The Ethics of Hiring a Ghostwriter

The Ethics of Hiring a Ghostwriter

Perhaps you’ve lived an exceptional life. Maybe you’ve got a great story to tell. Or it could be that you have an idea that you think will make people’s lives better. Your colleagues and friends keep telling you, “you should write a book!”

But it takes more than a great story or idea to get a book out. You’ve got to take that idea and spin it into a narrative that people will want to read and engage with. And the fact is that not everyone with a great idea is a great writer. And that’s perfectly okay—and it’s why a ghostwriter can help.

Ghostwriters are professional writers who help people take their stories and turn them into books. Ghostwriters, for instance, are behind some of the most successful memoirs: they help people who have lived remarkable lives sort out the details and present their stories in the most compelling way possible. The Autobiography of Malcolm X, for instance, was a collaboration between Malcolm X and writer Alex Haley, who went on to write Roots: The Saga of an American Family the bestselling novel that became an enormously popular ABC mini-series. Ghostwriters are behind high-profile self-help books: they help people with big ideas make their ideas accessible. Sheryl Sandberg enlisted the help of journalist and television writer Nell Scovell for the bestseller Lean In.

But even though ghostwriting is a common and widespread practice in the writing and publishing industry, some worry that it raises ethical concerns. Is it ethical to publish someone else’s work as your own? Is it plagiarism? Is it dishonest?

The author is still the author

As our CEO Kevin Anderson puts it, when you hire a ghostwriter to help with your book, you’re still the author of the work. He says: “A client who hires a ghostwriter is still the author of their book . . . the content, ideas, and concepts for ghostwritten books come directly from the client. .. A ghostwriter is an interpreter and a translator, not an author, which is why our clients deserve full credit for authoring their books.”

An author’s ideas and concepts for a book are still original to them, even if they work with a ghostwriter. The ghostwriter’s job is to take the author’s ideas for content and present them in an accessible and engaging way.

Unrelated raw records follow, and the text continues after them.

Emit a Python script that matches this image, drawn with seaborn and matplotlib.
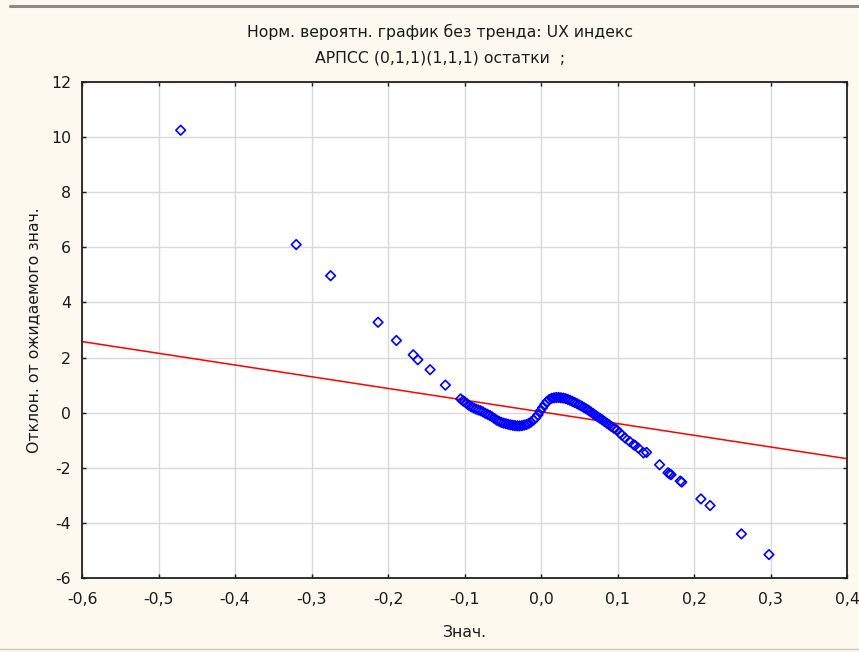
import matplotlib
matplotlib.use("Agg")
import matplotlib.pyplot as plt
import seaborn as sns
import pandas as pd
from matplotlib.lines import Line2D

# ---------------- data ----------------
title_lines = ["Норм. вероятн. график без тренда: UX индекс", "АРПСС (0,1,1)(1,1,1) остатки  ;"]
x_label = "Знач."
y_label = "Отклон. от ожидаемого знач."

x_ticks = [-0.6, -0.5, -0.4, -0.3, -0.2, -0.1, 0.0, 0.1, 0.2, 0.3, 0.4]
x_tick_labels = ["-0,6", "-0,5", "-0,4", "-0,3", "-0,2", "-0,1", "0,0", "0,1", "0,2", "0,3", "0,4"]
y_ticks = [-6, -4, -2, 0, 2, 4, 6, 8, 10, 12]
y_tick_labels = ["-6", "-4", "-2", "0", "2", "4", "6", "8", "10", "12"]

# left tail
tail_left_x = [-0.471, -0.320, -0.275, -0.213, -0.189, -0.167, -0.161, -0.145, -0.125, -0.105, -0.102]
tail_left_y = [10.25, 6.10, 4.97, 3.28, 2.62, 2.10, 1.92, 1.56, 1.00, 0.50, 0.43]

# dense central band
band_x = [-0.100, -0.097, -0.094, -0.091, -0.088, -0.085, -0.082, -0.079, -0.076, -0.073,
          -0.070, -0.067, -0.064, -0.061, -0.058, -0.055, -0.052, -0.049, -0.046, -0.043,
          -0.040, -0.037, -0.034, -0.031, -0.028, -0.025, -0.022, -0.019, -0.016, -0.013,
          -0.010, -0.007, -0.004, -0.001, 0.002, 0.005, 0.008, 0.011, 0.014, 0.017,
          0.020, 0.023, 0.026, 0.029, 0.032, 0.035, 0.038, 0.041, 0.044, 0.047,
          0.050, 0.053, 0.056, 0.059, 0.062, 0.065, 0.068, 0.071, 0.074, 0.077,
          0.080, 0.083, 0.086, 0.089, 0.092, 0.095]
band_y = [0.40, 0.33, 0.26, 0.21, 0.17, 0.13, 0.10, 0.07, 0.03, -0.02,
          -0.06, -0.10, -0.15, -0.21, -0.27, -0.31, -0.35, -0.38, -0.40, -0.42,
          -0.44, -0.46, -0.47, -0.48, -0.48, -0.47, -0.45, -0.43, -0.39, -0.34,
          -0.27, -0.19, -0.08, 0.06, 0.18, 0.30, 0.41, 0.48, 0.52, 0.54,
          0.55, 0.55, 0.54, 0.53, 0.51, 0.48, 0.45, 0.41, 0.37, 0.33,
          0.28, 0.24, 0.19, 0.14, 0.09, 0.03, -0.03, -0.09, -0.15, -0.20,
          -0.26, -0.32, -0.38, -0.44, -0.50, -0.56]

# right tail
tail_right_x = [0.099, 0.103, 0.106, 0.110, 0.116, 0.121, 0.123, 0.127, 0.134, 0.138,
                0.155, 0.166, 0.168, 0.170, 0.182, 0.184, 0.209, 0.221, 0.262, 0.298]
tail_right_y = [-0.62, -0.74, -0.82, -0.92, -1.05, -1.16, -1.19, -1.28, -1.46, -1.44,
                -1.89, -2.18, -2.22, -2.25, -2.48, -2.52, -3.13, -3.37, -4.40, -5.15]

# reference line endpoints
line_x = [-0.6, 0.4]
line_y = [2.58, -1.67]

# ---------------- figure ----------------
sns.set_theme(style="white")
plt.rcParams["font.family"] = ["DejaVu Sans"]

bg = "#FEF9EE"
txt = "#1A1A1A"
fs = 11.3
fig = plt.figure(figsize=(8.59, 6.52), dpi=100, facecolor=bg)
ax = fig.add_axes([82 / 859, 74 / 652, (847 - 82) / 859, (578 - 82) / 652])
ax.set_facecolor("white")

pts = pd.DataFrame({
    "x": tail_left_x + band_x + tail_right_x,
    "y": tail_left_y + band_y + tail_right_y,
})

sns.lineplot(x=line_x, y=line_y, color="#FF0000", lw=1.1, ax=ax, zorder=2)
sns.scatterplot(data=pts, x="x", y="y", marker="D", s=24, facecolor="none",
                edgecolor="#0000FF", linewidth=1.2, ax=ax, zorder=3)
for c in ax.collections:
    c.set_facecolor("none")

ax.set_xlim(-0.6, 0.4)
ax.set_ylim(-6, 12)
ax.set_xticks(x_ticks)
ax.set_xticklabels(x_tick_labels)
ax.set_yticks(y_ticks)
ax.set_yticklabels(y_tick_labels)
ax.grid(True, color="#D9D9D9", lw=1.0)
ax.set_axisbelow(True)
for s in ax.spines.values():
    s.set_color("#202020")
    s.set_linewidth(1.3)
ax.tick_params(axis="both", which="both", direction="in", length=3, width=1,
               top=True, right=True, bottom=True, left=True,
               labelsize=fs, colors=txt, pad=8)
ax.tick_params(axis="x", pad=10)
ax.set_xlabel(x_label, fontsize=fs, color=txt, labelpad=13)
ax.set_ylabel(y_label, fontsize=fs, color=txt, labelpad=7)

fig.text(440 / 859, 1 - 32 / 652, title_lines[0], ha="center", va="center", fontsize=fs, color=txt)
fig.text(440 / 859, 1 - 58 / 652, title_lines[1], ha="center", va="center", fontsize=fs, color=txt)

# window border lines
fig.add_artist(Line2D([10 / 859, 1], [1 - 6 / 652, 1 - 6 / 652], color="#8C8C84", lw=2.2, transform=fig.transFigure))
fig.add_artist(Line2D([0, 1], [1 - 649 / 652, 1 - 649 / 652], color="#C8C8C0", lw=1.0, transform=fig.transFigure))

fig.savefig("out.png", dpi=100, facecolor=bg)
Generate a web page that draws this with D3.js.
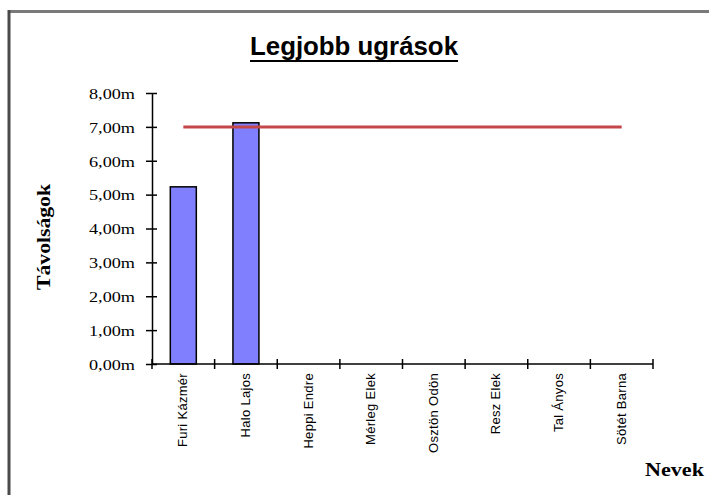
<!DOCTYPE html>
<html><head><meta charset="utf-8">
<script src="https://cdn.jsdelivr.net/npm/d3@7"></script>
<style>html,body{margin:0;padding:0;background:#fff;overflow:hidden}</style>
</head><body>
<svg id="c" width="709" height="495"></svg>
<script>
const categories = ["Furi Kázmér","Halo Lajos","Heppi Endre","Mérleg Elek","Osztön Odön","Resz Elek","Tal Ányos","Sötét Barna"];
const jumps = [5.23, 7.12, null, null, null, null, null, null];
const limitLine = [7, 7, 7, 7, 7, 7, 7, 7];
const yTicks = [0,1,2,3,4,5,6,7,8];
const yTickLabels = ["0,00m","1,00m","2,00m","3,00m","4,00m","5,00m","6,00m","7,00m","8,00m"];
const title = "Legjobb ugrások";
const yTitle = "Távolságok";
const xTitle = "Nevek";

const svg = d3.select("#c");
// frame
svg.append("rect").attr("x",8).attr("y",10).attr("width",701).attr("height",3).attr("fill","#7a7a7a");
svg.append("rect").attr("x",7.5).attr("y",10).attr("width",3).attr("height",485).attr("fill","#4a4a4a");

const x = d3.scaleBand().domain(categories).range([152, 653]).paddingInner(0).paddingOuter(0);
const y = d3.scaleLinear().domain([0, 8]).range([364, 93]);

// title
svg.append("text").attr("x",250).attr("y",55)
  .attr("font-family","Liberation Sans, Arial, sans-serif").attr("font-weight","bold")
  .attr("font-size",25).attr("textLength",208).attr("lengthAdjust","spacingAndGlyphs")
  .attr("fill","#000").text(title);
svg.append("rect").attr("x",250).attr("y",60).attr("width",208).attr("height",2).attr("fill","#000");

// bars
const bw = 26;
svg.append("g").selectAll("rect").data(categories.map((c,i)=>({c,v:jumps[i]})).filter(d=>d.v!=null))
  .join("rect")
  .attr("x", d=>x(d.c)+x.bandwidth()/2-bw/2)
  .attr("y", d=>y(d.v))
  .attr("width", bw)
  .attr("height", d=>y(0)-y(d.v))
  .attr("fill","#8080ff").attr("stroke","#000").attr("stroke-width",1.5);

// y axis
const yAxis = d3.axisLeft(y).tickValues(yTicks).tickFormat((d,i)=>yTickLabels[i]).tickSize(0);
const gy = svg.append("g").attr("transform","translate(152,0)").call(yAxis);
gy.select(".domain").attr("stroke","#000").attr("stroke-width",1.5);
gy.selectAll(".tick line").remove();
gy.selectAll(".tick").append("line").attr("x1",-6).attr("x2",5).attr("stroke","#000").attr("stroke-width",1.5);
gy.selectAll(".tick text").attr("x",-17).attr("dy","0.35em")
  .attr("font-family","Liberation Serif, Times New Roman, serif").attr("font-size",15)
  .attr("textLength",46).attr("lengthAdjust","spacingAndGlyphs").attr("fill","#000");

// x axis
const xAxis = d3.axisBottom(x).tickSize(0).tickFormat(d=>d);
const gx = svg.append("g").attr("transform","translate(0,364)").call(xAxis);
gx.select(".domain").attr("stroke","#000").attr("stroke-width",1.5).attr("d","M152,0H653");
gx.selectAll(".tick line").remove();
const edges = categories.map(c=>x(c)).concat([x(categories[categories.length-1])+x.bandwidth()]);
gx.selectAll(".edge").data(edges).join("line").attr("class","edge")
  .attr("x1",d=>d).attr("x2",d=>d).attr("y1",-5).attr("y2",5).attr("stroke","#000").attr("stroke-width",1.5);
gx.selectAll(".tick text")
  .attr("transform","rotate(-90)")
  .attr("x",-9).attr("y",4).attr("dy",0)
  .attr("text-anchor","end")
  .attr("font-family","Liberation Sans, Arial, sans-serif").attr("font-size",13)
  .attr("letter-spacing",0.3).attr("fill","#000");

// red line
const line = d3.line().x((d,i)=>x(categories[i])+x.bandwidth()/2).y(d=>y(d));
svg.append("path").datum(limitLine).attr("d",line).attr("fill","none")
  .attr("stroke","#c4484a").attr("stroke-width",3);

// axis titles
svg.append("text").attr("transform","translate(50,237) rotate(-90)").attr("text-anchor","middle")
  .attr("font-family","Liberation Serif, Times New Roman, serif").attr("font-weight","bold")
  .attr("font-size",18).attr("textLength",106).attr("lengthAdjust","spacingAndGlyphs").text(yTitle);
svg.append("text").attr("x",645).attr("y",476)
  .attr("font-family","Liberation Serif, Times New Roman, serif").attr("font-weight","bold")
  .attr("font-size",18).attr("textLength",59).attr("lengthAdjust","spacingAndGlyphs").text(xTitle);
</script>
</body></html>
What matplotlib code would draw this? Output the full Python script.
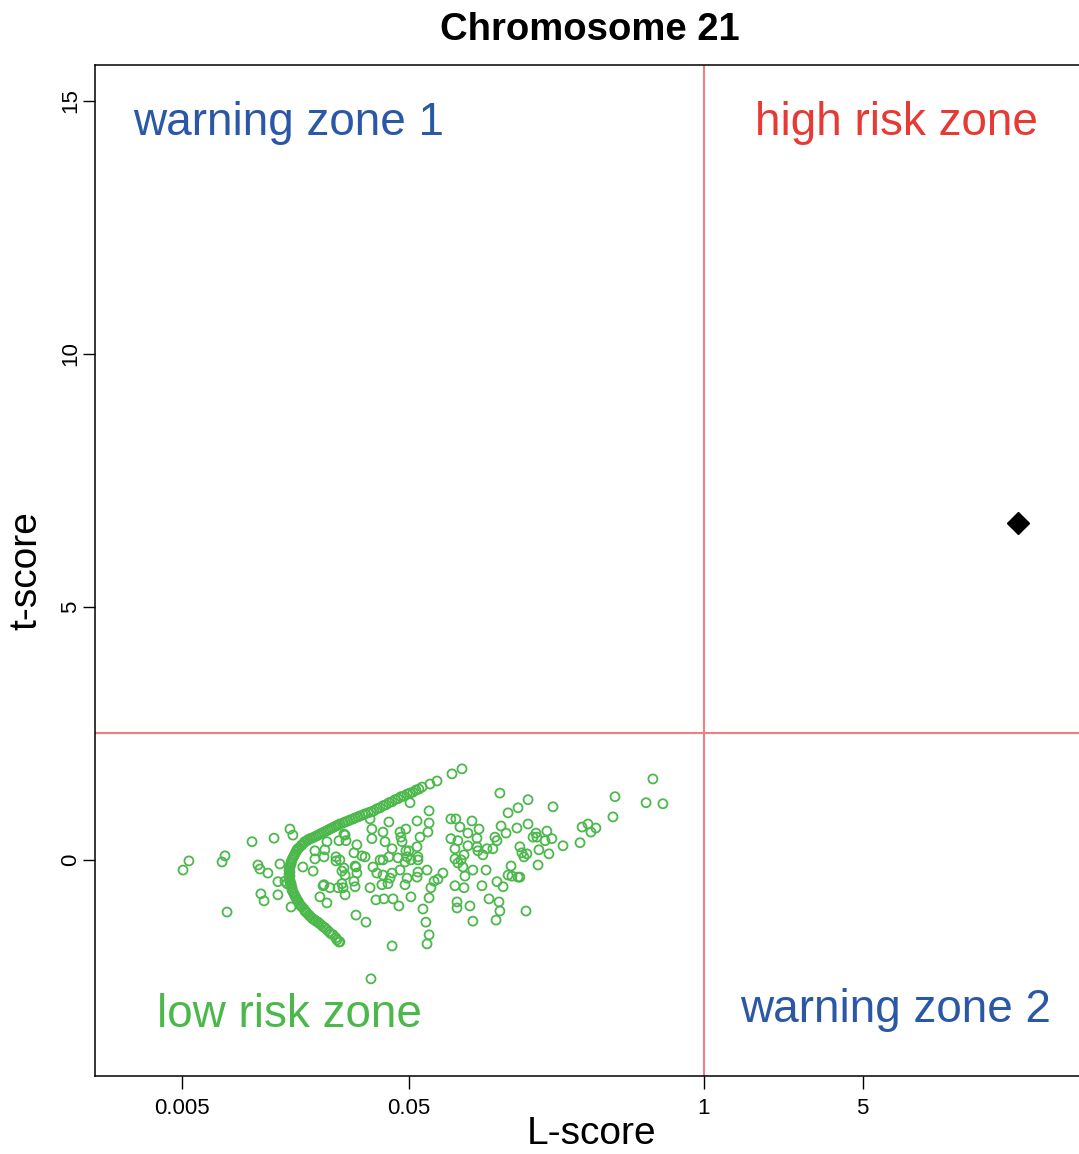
import numpy as np
import matplotlib
matplotlib.use("Agg")
import matplotlib.pyplot as plt

plt.rcParams['font.family'] = ['Liberation Sans', 'DejaVu Sans']

# ---- data ----
# scattered reference samples: log10(L-score) and t-score
scatter_log_l = [
    -2.295, -2.269, -2.123, -2.110, -2.101, -1.991, -1.894, -1.824, -1.811, -1.965,
    -1.956, -1.921, -1.868, -1.877, -1.877, -1.952, -1.938, -1.846, -1.819, -1.767,
    -1.722, -1.714, -1.670, -1.661, -1.714, -1.674, -1.621, -1.621, -1.608, -1.577,
    -1.586, -1.529, -1.542, -1.595, -1.586, -1.537, -1.529, -1.542, -1.595, -1.590,
    -1.674, -1.648, -1.692, -1.661, -1.581, -1.533, -1.489, -1.604, -1.374, -1.467,
    -1.445, -1.410, -1.370, -1.344, -1.291, -1.238, -1.225, -1.211, -1.220, -1.211,
    -1.088, -1.088, -1.031, -1.018, -0.947, -0.903, -0.899, -0.916, -0.784, -1.537,
    -1.471, -1.419, -1.392, -1.317, -1.264, -1.203, -1.189, -1.097, -1.057, -0.978,
    -0.912, -0.885, -1.066, -1.110, -1.176, -1.207, -0.899, -0.775, -0.819, -0.863,
    -1.211, -1.264, -1.211, -1.115, -1.093, -1.022, -1.075, -0.894, -0.775, -0.824,
    -0.872, -0.753, -0.991, -1.040, -1.000, -0.921, -0.912, -1.115, -1.084, -1.040,
    -1.097, -1.000, -0.996, -0.956, -0.930, -0.974, -1.057, -1.070, -1.097, -1.084,
    -1.062, -0.811, -0.802, -0.780, -0.850, -0.863, -0.846, -0.819, -0.960, -1.018,
    -1.053, -1.150, -1.172, -1.220, -1.260, -1.308, -1.339, -1.374, -1.414, -1.441,
    -1.581, -1.471, -1.463, -1.463, -1.414, -1.405, -1.388, -1.339, -1.313, -1.335,
    -1.330, -1.300, -1.264, -1.313, -1.260, -1.260, -1.251, -1.216, -1.374, -1.388,
    -1.414, -1.427, -1.458, -1.493, -1.507, -1.533, -1.581, -1.604, -1.348, -1.308,
    -1.291, -1.317, -1.383, -0.225, -0.392, -0.255, -0.181, -0.401, -0.665, -0.537,
    -0.511, -0.476, -0.498, -0.692, -0.740, -0.736, -0.700, -0.670, -0.621, -0.546,
    -0.727, -0.683, -0.793, -0.731, -0.811, -1.678, -1.612, -1.837, -1.295,
]
scatter_t = [
    -0.20, -0.02, -0.04, 0.08, -1.03, 0.36, 0.43, 0.61, 0.49, -0.10,
    -0.18, -0.26, -0.08, -0.43, -0.69, -0.67, -0.81, -0.42, -0.93, -0.14,
    -0.22, 0.18, 0.20, 0.36, 0.02, 0.06, 0.06, -0.02, 0.38, 0.38,
    0.51, 0.30, 0.14, -0.22, -0.16, -0.12, -0.26, -0.42, -0.47, -0.55,
    -0.49, -0.55, -0.73, -0.85, -0.69, -1.09, -1.23, -1.62, -1.70, -2.35,
    -0.79, -0.77, -0.77, -0.91, -0.73, -0.97, -1.23, -1.48, -1.66, -0.75,
    -0.83, -0.95, -0.91, -1.21, -0.77, -0.83, -1.01, -1.19, -1.01, -0.53,
    -0.55, -0.49, -0.47, -0.49, -0.34, -0.55, -0.42, -0.51, -0.55, -0.51,
    -0.43, -0.53, 1.80, 1.70, 1.56, 1.50, 1.32, 1.19, 1.03, 0.93,
    0.97, 0.77, 0.73, 0.81, 0.81, 0.77, 0.65, 0.67, 0.71, 0.63,
    0.53, 0.45, 0.61, 0.53, 0.43, 0.45, 0.38, 0.42, 0.38, 0.28,
    0.22, 0.26, 0.18, 0.22, 0.22, 0.10, 0.10, 0.00, 0.02, -0.06,
    -0.14, 0.26, 0.14, 0.12, -0.12, -0.30, -0.32, -0.34, -0.20, -0.20,
    -0.32, -0.26, -0.38, -0.20, -0.24, -0.36, -0.20, -0.26, -0.30, -0.26,
    -0.30, 0.81, 0.61, 0.42, 0.55, 0.36, 0.75, 0.55, 0.61, 0.45,
    0.36, 0.18, 0.26, 0.18, 0.06, 0.00, 0.45, 0.55, 0.22, 0.06,
    0.00, 0.00, -0.14, 0.06, 0.08, -0.14, 0.49, 0.00, 0.04, 0.06,
    0.00, -0.04, -0.36, 1.60, 1.25, 1.13, 1.11, 0.85, 1.05, 0.65,
    0.71, 0.63, 0.55, 0.57, 0.53, 0.45, 0.38, 0.42, 0.28, 0.34,
    0.20, 0.12, 0.06, -0.10, -0.34, -0.51, -0.55, -0.47, 1.13,
]
# dense curved band of reference samples (two rows read along the band)
curve_log_l = [
    -1.608, -1.621, -1.634, -1.652, -1.670, -1.687, -1.700, -1.714, -1.727, -1.740,
    -1.753, -1.762, -1.775, -1.784, -1.793, -1.802, -1.811, -1.815, -1.819, -1.824,
    -1.824, -1.824, -1.824, -1.819, -1.815, -1.806, -1.797, -1.789, -1.775, -1.762,
    -1.749, -1.736, -1.718, -1.700, -1.683, -1.665, -1.648, -1.630, -1.612, -1.590,
    -1.568, -1.546, -1.524, -1.502, -1.480, -1.454, -1.427, -1.401, -1.374, -1.348,
    -1.322, -1.295, -1.269, -1.242,
    -1.617, -1.643, -1.661, -1.678, -1.696, -1.709, -1.722, -1.736, -1.749, -1.758,
    -1.771, -1.780, -1.789, -1.797, -1.806, -1.815, -1.819, -1.824, -1.828, -1.828,
    -1.828, -1.824, -1.819, -1.811, -1.802, -1.793, -1.784, -1.771, -1.758, -1.744,
    -1.727, -1.709, -1.692, -1.674, -1.656, -1.639, -1.621, -1.604, -1.581, -1.559,
    -1.537, -1.515, -1.493, -1.467, -1.441, -1.414, -1.388, -1.361, -1.335, -1.308,
    -1.282, -1.256,
]
curve_t = [
    -1.62, -1.54, -1.48, -1.42, -1.34, -1.28, -1.23, -1.19, -1.15, -1.09,
    -1.03, -0.97, -0.91, -0.85, -0.79, -0.71, -0.63, -0.55, -0.47, -0.40,
    -0.32, -0.24, -0.16, -0.08, 0.00, 0.08, 0.16, 0.22, 0.28, 0.34,
    0.38, 0.42, 0.45, 0.49, 0.53, 0.57, 0.61, 0.65, 0.69, 0.73,
    0.77, 0.81, 0.85, 0.89, 0.93, 0.97, 1.03, 1.09, 1.15, 1.21,
    1.26, 1.32, 1.38, 1.44,
    -1.58, -1.46, -1.38, -1.32, -1.25, -1.21, -1.17, -1.11, -1.05, -1.01,
    -0.93, -0.89, -0.81, -0.75, -0.67, -0.59, -0.51, -0.43, -0.36, -0.28,
    -0.20, -0.12, -0.04, 0.04, 0.12, 0.20, 0.24, 0.30, 0.36, 0.40,
    0.43, 0.47, 0.51, 0.55, 0.59, 0.63, 0.67, 0.71, 0.75, 0.79,
    0.83, 0.87, 0.91, 0.95, 1.01, 1.07, 1.13, 1.19, 1.25, 1.30,
    1.34, 1.40,
]
sample_l = [24.2]
sample_t = [6.66]

l_cut = 1.0
t_cut = 2.5

x_ticks = [0.005, 0.05, 1, 5]
x_tick_labels = ["0.005", "0.05", "1", "5"]
y_ticks = [0, 5, 10, 15]

zone_labels = ["warning zone 1", "high risk zone", "low risk zone", "warning zone 2"]
zone_colors = ["#2B58A6", "#E83A35", "#4CB84C", "#2B58A6"]
zone_pos = [(0.00305, 14.57), (1.68, 14.57), (0.00389, -3.06), (1.44, -2.96)]

# ---- plot ----
fig = plt.figure(figsize=(10.79, 11.54), dpi=100)
ax = fig.add_axes([0.088, 0.0676, 0.912, 0.8761])

green = "#4CB84C"
ax.scatter(10 ** np.array(curve_log_l), curve_t, s=42, facecolors='none',
           edgecolors=green, linewidths=1.3, zorder=3)
ax.scatter(10 ** np.array(scatter_log_l), scatter_t, s=42, facecolors='none',
           edgecolors=green, linewidths=1.3, zorder=3)
ax.plot(sample_l, sample_t, marker='D', color='black', markersize=11,
        linestyle='none', zorder=4)

ax.axvline(l_cut, color='#F08080', linewidth=1.5, zorder=1)
ax.axhline(t_cut, color='#F08080', linewidth=1.5, zorder=1)

ax.set_xscale('log')
ax.set_xlim(0.002075, 44.9)
ax.set_ylim(-4.27, 15.71)
ax.set_xticks(x_ticks)
ax.set_xticklabels(x_tick_labels)
ax.minorticks_off()
ax.set_yticks(y_ticks)
ax.set_yticklabels([str(v) for v in y_ticks], rotation=90, va='center')
ax.tick_params(axis='both', direction='out', length=9, width=1, labelsize=16)
ax.tick_params(axis='y', pad=1)
ax.tick_params(axis='x', pad=7)

for sp in ['left', 'top', 'bottom']:
    ax.spines[sp].set_linewidth(1.1)
ax.spines['right'].set_visible(False)

for lab, col, (xx, yy) in zip(zone_labels, zone_colors, zone_pos):
    ax.text(xx, yy, lab, color=col, fontsize=33, ha='left', va='center')

ax.set_xlabel("L-score", fontsize=28)
ax.xaxis.set_label_coords(0.505, -0.040)
ax.set_ylabel("t-score", fontsize=28)
ax.yaxis.set_label_coords(-0.051, 0.5)
fig.suptitle("Chromosome 21", fontsize=27.5, fontweight='bold', x=0.547, y=0.99)

fig.savefig("out.png", dpi=100)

Ghostwriters sign contracts and are compensated for their work

Ghostwriters are contracted to provide writing services to authors, and they’re paid for their work. Ghostwriters’ fees are negotiated based on a range of factors: their experience as a writer, the potential for the book project in question to sell, and so on. In any case, ghostwriters undertake their work as paid professionals who are compensated for their work and expertise. They’re hired to provide a service to authors and publishers.

In some cases, ghostwriters receive credit. For instance, rock singer Marianne Faithfull’s autobiography is credited to “Marianne Faithfull with David Dalton.” Sometimes ghostwriters receive no visible credit—but they’re still paid for their work. Writers and authors typically make arrangements for crediting in advance, and sign legal agreements protecting the interests of all parties.

Ghostwriters translate ideas into books

Ghostwriters provide an important service to would-be authors: they make it possible for anyone to write a book.